* begin Data block *

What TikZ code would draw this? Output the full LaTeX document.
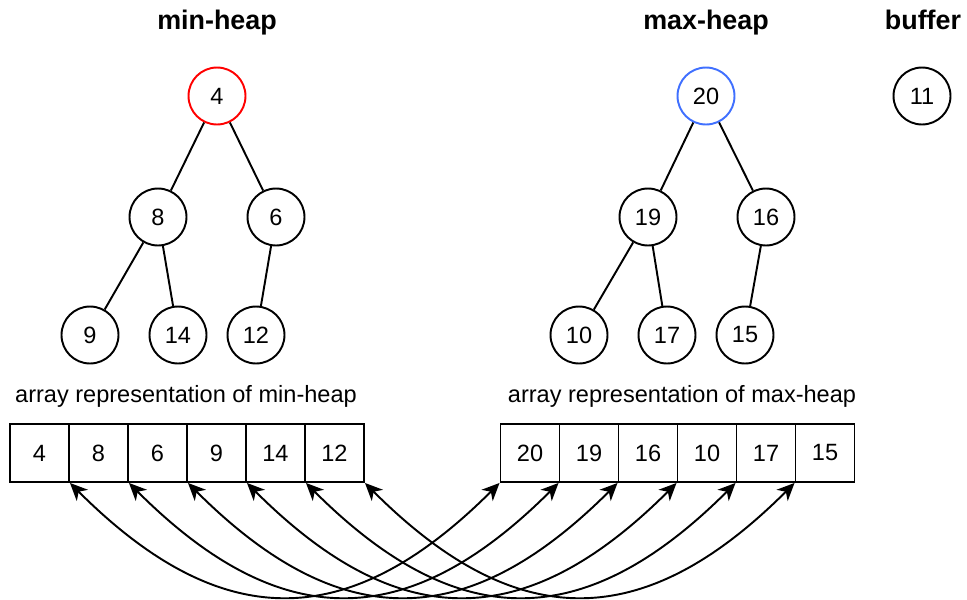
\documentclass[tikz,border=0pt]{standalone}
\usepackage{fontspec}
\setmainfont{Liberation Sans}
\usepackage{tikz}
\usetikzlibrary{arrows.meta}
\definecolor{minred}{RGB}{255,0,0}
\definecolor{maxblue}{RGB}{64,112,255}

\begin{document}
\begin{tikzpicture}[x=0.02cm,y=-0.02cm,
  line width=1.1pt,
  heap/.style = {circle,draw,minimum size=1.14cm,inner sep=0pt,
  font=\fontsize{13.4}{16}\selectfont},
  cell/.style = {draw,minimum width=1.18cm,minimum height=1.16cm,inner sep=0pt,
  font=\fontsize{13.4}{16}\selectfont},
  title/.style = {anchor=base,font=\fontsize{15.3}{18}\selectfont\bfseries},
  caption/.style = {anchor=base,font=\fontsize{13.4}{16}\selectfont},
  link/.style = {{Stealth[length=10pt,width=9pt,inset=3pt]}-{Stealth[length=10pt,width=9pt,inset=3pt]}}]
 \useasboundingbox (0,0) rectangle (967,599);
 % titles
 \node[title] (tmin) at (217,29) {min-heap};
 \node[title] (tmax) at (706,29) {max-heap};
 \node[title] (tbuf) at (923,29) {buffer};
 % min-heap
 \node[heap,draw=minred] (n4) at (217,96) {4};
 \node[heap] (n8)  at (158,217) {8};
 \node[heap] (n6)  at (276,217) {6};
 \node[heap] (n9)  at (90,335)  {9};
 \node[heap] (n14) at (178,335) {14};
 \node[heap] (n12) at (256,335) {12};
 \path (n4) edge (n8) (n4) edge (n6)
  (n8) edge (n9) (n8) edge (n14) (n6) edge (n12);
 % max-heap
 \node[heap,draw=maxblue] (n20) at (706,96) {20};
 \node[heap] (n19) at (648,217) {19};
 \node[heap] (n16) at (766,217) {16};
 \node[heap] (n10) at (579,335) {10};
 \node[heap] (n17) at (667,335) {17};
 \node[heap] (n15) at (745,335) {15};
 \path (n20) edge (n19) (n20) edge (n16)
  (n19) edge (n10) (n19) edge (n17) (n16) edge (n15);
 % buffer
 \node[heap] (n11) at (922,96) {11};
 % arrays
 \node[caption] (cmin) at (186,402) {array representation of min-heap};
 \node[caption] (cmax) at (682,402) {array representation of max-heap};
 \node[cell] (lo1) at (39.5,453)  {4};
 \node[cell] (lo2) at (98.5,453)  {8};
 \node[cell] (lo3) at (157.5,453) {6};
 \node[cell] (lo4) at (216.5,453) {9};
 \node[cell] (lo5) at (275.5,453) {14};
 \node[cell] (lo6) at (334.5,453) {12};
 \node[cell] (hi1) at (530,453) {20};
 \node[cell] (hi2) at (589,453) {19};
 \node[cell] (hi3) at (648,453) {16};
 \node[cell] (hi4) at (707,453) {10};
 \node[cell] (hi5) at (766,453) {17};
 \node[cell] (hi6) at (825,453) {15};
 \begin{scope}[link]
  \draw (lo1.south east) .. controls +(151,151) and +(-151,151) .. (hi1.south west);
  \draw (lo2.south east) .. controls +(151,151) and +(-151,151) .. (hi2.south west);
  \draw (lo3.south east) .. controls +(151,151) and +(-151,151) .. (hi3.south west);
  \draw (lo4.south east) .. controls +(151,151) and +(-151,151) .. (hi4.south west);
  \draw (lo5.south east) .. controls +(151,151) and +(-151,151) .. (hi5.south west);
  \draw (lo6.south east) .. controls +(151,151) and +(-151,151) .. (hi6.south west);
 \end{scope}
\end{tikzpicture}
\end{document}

* end Data block *

Copy each line above containing the string "draw".

What TikZ code would draw this? Output the full LaTeX document.
  heap/.style = {circle,draw,minimum size=1.14cm,inner sep=0pt,
  cell/.style = {draw,minimum width=1.18cm,minimum height=1.16cm,inner sep=0pt,
 \node[heap,draw=minred] (n4) at (217,96) {4};
 \node[heap,draw=maxblue] (n20) at (706,96) {20};
  \draw (lo1.south east) .. controls +(151,151) and +(-151,151) .. (hi1.south west);
  \draw (lo2.south east) .. controls +(151,151) and +(-151,151) .. (hi2.south west);
  \draw (lo3.south east) .. controls +(151,151) and +(-151,151) .. (hi3.south west);
  \draw (lo4.south east) .. controls +(151,151) and +(-151,151) .. (hi4.south west);
  \draw (lo5.south east) .. controls +(151,151) and +(-151,151) .. (hi5.south west);
  \draw (lo6.south east) .. controls +(151,151) and +(-151,151) .. (hi6.south west);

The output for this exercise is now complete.